==== DATASET SECTION ====

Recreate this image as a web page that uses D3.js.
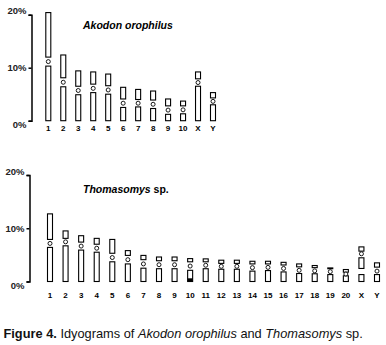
<!DOCTYPE html>
<html>
<head>
<meta charset="utf-8">
<script src="https://cdn.jsdelivr.net/npm/d3@7"></script>
<style>
  body { margin: 0; background: #fff; }
  text { font-family: "Liberation Sans", Arial, sans-serif; }
</style>
</head>
<body>
<div id="canvas"></div>
<script>
"use strict"

/* Canvas size */
let svgWidth = 386;
let svgHeight = 345;

/* Akodon orophilus: chromosome names, arm segments [from, to] in % and centromere position */
let akodonLabels = ["1", "2", "3", "4", "5", "6", "7", "8", "9", "10", "X", "Y"];
let akodonSegments = [
    [[0, 10.3], [12.0, 20.4]],
    [[0, 6.4], [8.1, 12.4]],
    [[0, 4.9], [6.5, 9.4]],
    [[0, 5.3], [6.9, 9.2]],
    [[0, 5.0], [6.6, 8.8]],
    [[0, 2.5], [4.1, 6.3]],
    [[0, 2.6], [4.0, 5.9]],
    [[0, 2.3], [3.9, 5.6]],
    [[0, 1.2], [2.8, 4.1]],
    [[0, 1.3], [2.8, 3.7]],
    [[0, 6.5], [7.9, 9.2]],
    [[0, 3.0], [4.3, 5.3]]
];
let akodonCentromere = [11.15, 7.25, 5.7, 6.1, 5.8, 3.3, 3.3, 3.1, 2.0, 2.05, 7.2, 3.65];

/* Thomasomys sp. */
let thomasomysLabels = ["1", "2", "3", "4", "5", "6", "7", "8", "9", "10", "11", "12",
    "13", "14", "15", "16", "17", "18", "19", "20", "X", "Y"];
let thomasomysSegments = [
    [[0, 6.4], [7.9, 12.7]],
    [[0, 6.7], [8.1, 9.5]],
    [[0, 5.9], [7.4, 8.6]],
    [[0, 5.5], [7.0, 8.1]],
    [[0, 3.7], [5.3, 7.9]],
    [[0, 3.3], [4.9, 5.8]],
    [[0, 2.5], [4.1, 4.9]],
    [[0, 2.4], [3.9, 4.6]],
    [[0, 2.4], [3.9, 4.6]],
    [[0, 2.1], [3.7, 4.3]],
    [[0, 2.4], [3.7, 4.25]],
    [[0, 2.3], [3.4, 4.0]],
    [[0, 2.3], [3.4, 4.0]],
    [[0, 1.95], [3.3, 3.8]],
    [[0, 2.05], [3.3, 3.8]],
    [[0, 1.8], [3.1, 3.6]],
    [[0, 1.5], [2.75, 3.3]],
    [[0, 1.45], [2.6, 3.0]],
    [[0, 1.3], [2.4, 2.55]],
    [[0, 1.07], [1.75, 2.25]],
    [[0, 1.3], [2.45, 4.45], [5.7, 6.5]],
    [[0, 1.3], [2.7, 3.5]]
];
let thomasomysCentromere = [7.15, 7.45, 6.65, 6.25, 4.5, 4.1, 3.3, 3.15, 3.15, 2.9, 3.05, 2.85,
    2.85, 2.6, 2.65, 2.45, 2.1, 2.0, 1.85, 1.4, 5.2, 1.95];
/* dark band at the base of chromosome 10 */
let thomasomysBands = [{ chrom: "10", from: 0, to: 0.6 }];

/* Tick values of the y axis */
let yTicks = [0, 10, 20];

let svg = d3.select("#canvas")
    .append("svg")
    .attr("width", svgWidth)
    .attr("height", svgHeight);

svg.append("rect")
    .attr("width", svgWidth)
    .attr("height", svgHeight)
    .attr("fill", "white");

/* Draws one idiogram panel */
function drawPanel(p) {
    let yScale = d3.scaleLinear()
        .domain([0, 20])
        .range([p.yZero, p.yTop]);

    let xScale = d3.scalePoint()
        .domain(p.labels)
        .range([p.xFirst, p.xLast]);

    let barWidth = 5;

    /* y axis, bracket shaped */
    let axis = svg.append("g")
        .attr("transform", "translate(" + p.axisX + ",0)")
        .call(d3.axisLeft(yScale)
            .tickValues(yTicks)
            .tickSizeInner(3)
            .tickSizeOuter(3)
            .tickPadding(2)
            .tickFormat(function (d) { return d + "%"; }));
    axis.selectAll("path, line")
        .attr("stroke", "black")
        .attr("stroke-width", 1.5);
    axis.selectAll("text")
        .style("font-family", "Liberation Sans, Arial, sans-serif")
        .style("font-size", "9.5px")
        .style("font-weight", "bold")
        .attr("fill", "#222")
        .attr("dy", function (d) { return (0.32 - (d - 10) * 0.04) + "em"; });

    /* chromosome arms */
    p.labels.forEach(function (name, i) {
        let cx = xScale(name);
        p.segments[i].forEach(function (seg) {
            svg.append("rect")
                .attr("x", cx - barWidth / 2)
                .attr("y", yScale(seg[1]))
                .attr("width", barWidth)
                .attr("height", yScale(seg[0]) - yScale(seg[1]))
                .attr("fill", "white")
                .attr("stroke", "black")
                .attr("stroke-width", 1.1);
        });

        /* centromere */
        svg.append("circle")
            .attr("cx", cx)
            .attr("cy", yScale(p.centromere[i]))
            .attr("r", 2)
            .attr("fill", "white")
            .attr("stroke", "black")
            .attr("stroke-width", 0.9);

        svg.append("text")
            .attr("x", cx)
            .attr("y", p.labelY)
            .attr("fill", "black")
            .style("text-anchor", "middle")
            .style("font-size", "8px")
            .style("font-weight", "bold")
            .text(name);
    });

    /* heterochromatic bands */
    p.bands.forEach(function (b) {
        svg.append("rect")
            .attr("x", xScale(b.chrom) - barWidth / 2)
            .attr("y", yScale(b.to))
            .attr("width", barWidth)
            .attr("height", yScale(b.from) - yScale(b.to))
            .attr("fill", "black");
    });

    /* species name */
    let title = svg.append("text")
        .attr("x", 83)
        .attr("y", p.titleY)
        .attr("fill", "black")
        .style("font-size", "10.5px")
        .style("font-weight", "bold");
    title.append("tspan")
        .style("font-style", "italic")
        .text(p.genus);
    if (p.suffix) {
        title.append("tspan").text(p.suffix);
    }
}

drawPanel({
    labels: akodonLabels,
    segments: akodonSegments,
    centromere: akodonCentromere,
    bands: [],
    yZero: 120.7,
    yTop: 14.7,
    axisX: 31.5,
    xFirst: 48.3,
    xLast: 213,
    labelY: 130.7,
    titleY: 29,
    genus: "Akodon orophilus",
    suffix: ""
});

drawPanel({
    labels: thomasomysLabels,
    segments: thomasomysSegments,
    centromere: thomasomysCentromere,
    bands: thomasomysBands,
    yZero: 281.5,
    yTop: 175,
    axisX: 29.5,
    xFirst: 50,
    xLast: 377,
    labelY: 298,
    titleY: 193,
    genus: "Thomasomys",
    suffix: " sp."
});

/* Figure caption */
let caption = svg.append("text")
    .attr("x", 3.5)
    .attr("y", 337.5)
    .attr("fill", "#111")
    .style("font-size", "12.8px");
caption.append("tspan").style("font-weight", "bold").text("Figure 4.");
caption.append("tspan").text(" Idyograms of ");
caption.append("tspan").style("font-style", "italic").text("Akodon orophilus");
caption.append("tspan").text(" and ");
caption.append("tspan").style("font-style", "italic").text("Thomasomys");
caption.append("tspan").text(" sp.");
</script>
</body>
</html>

====

→ **WHAT YOU HAVE TO DO**: Pictures stay out. Print the data exactly, from its first line through the line containing "2.05, 7.2, 3.65];".

→ **FINAL RESULT**:
Recreate this image as a web page that uses D3.js.
<!DOCTYPE html>
<html>
<head>
<meta charset="utf-8">
<script src="https://cdn.jsdelivr.net/npm/d3@7"></script>
<style>
  body { margin: 0; background: #fff; }
  text { font-family: "Liberation Sans", Arial, sans-serif; }
</style>
</head>
<body>
<div id="canvas"></div>
<script>
"use strict"

/* Canvas size */
let svgWidth = 386;
let svgHeight = 345;

/* Akodon orophilus: chromosome names, arm segments [from, to] in % and centromere position */
let akodonLabels = ["1", "2", "3", "4", "5", "6", "7", "8", "9", "10", "X", "Y"];
let akodonSegments = [
    [[0, 10.3], [12.0, 20.4]],
    [[0, 6.4], [8.1, 12.4]],
    [[0, 4.9], [6.5, 9.4]],
    [[0, 5.3], [6.9, 9.2]],
    [[0, 5.0], [6.6, 8.8]],
    [[0, 2.5], [4.1, 6.3]],
    [[0, 2.6], [4.0, 5.9]],
    [[0, 2.3], [3.9, 5.6]],
    [[0, 1.2], [2.8, 4.1]],
    [[0, 1.3], [2.8, 3.7]],
    [[0, 6.5], [7.9, 9.2]],
    [[0, 3.0], [4.3, 5.3]]
];
let akodonCentromere = [11.15, 7.25, 5.7, 6.1, 5.8, 3.3, 3.3, 3.1, 2.0, 2.05, 7.2, 3.65];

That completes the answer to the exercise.